Is this a typo? I was just wondering if you meant “vapid” or “radical”:
“This bill basically allowed House Republicans to have their cake and eat it too: they could tell the more rapid members of their base”
At any rate, very glad to see this bill die. It seemed like the worst of all possible worlds.
“rabid”
Fixing, thanks!
Hatred of Fannie and Freddie is rabid among Republicans.
Oh, duh– why didn’t I think of that?
Fannie and Freddie were the *least* problematic part of the mortgage market before 2008 – they had significantly lower default rates that the rest of the market. They only had problems because the free market went so nuts during the housing bubble. I’m sure they could be improved, but they’re fine as is. It’s the non-GSE side that needs reform.
Perhaps “rabid” was intended. I didn’t write the article, but I do have plenty of experience creating typographical errors!
Yves beat me by 2 minutes!
With estimates of a $80 – 200 billion bailout coming on top of the $185 billion already gone, what hope can there be for F & F as a leveraged bet on the one way speed of house prices? We’re being had upside down and over.
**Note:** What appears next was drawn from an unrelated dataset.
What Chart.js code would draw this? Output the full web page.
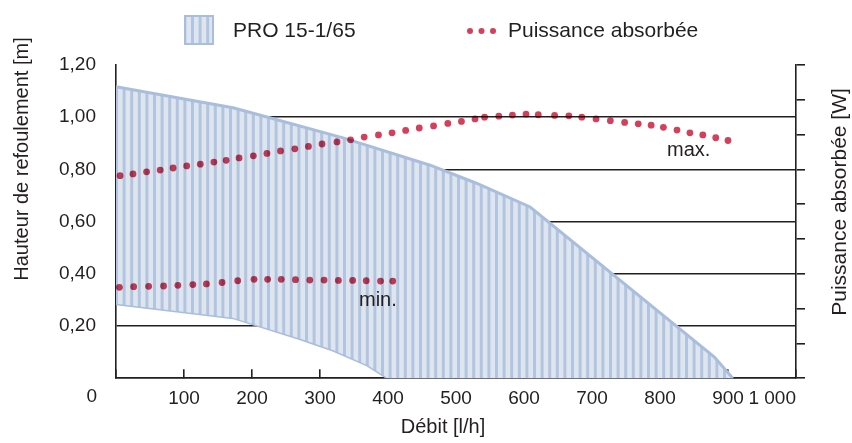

The report into our of our tiny bank mergers cost £4.5 million for something a current commercial fraud cop could have done in a day. Our Coop Bank didn’t visit the assets and nor did the accountants of two big firms.
http://www.thekellyreview.co.uk/documents/168461-07-Kelly%20Review-FINAL%20REPORT-30APR14.pdf
I see no answers to F & F as long as the cops are not sent in with a new public scutiny prosecution framework. Across public scrutiny we are merely paying lawyers for more cover-up.
Have any of you heard of these people? They are harrassing a friend -demanding copies of her w2s from the year she got her loan and copies of her settlement papers…first offered her money now threatening to go to her employers ( not sure why) and making other thinly vieled “the authorities will get you” type threats. Sounds like the fight buyback demands madeby GSEs.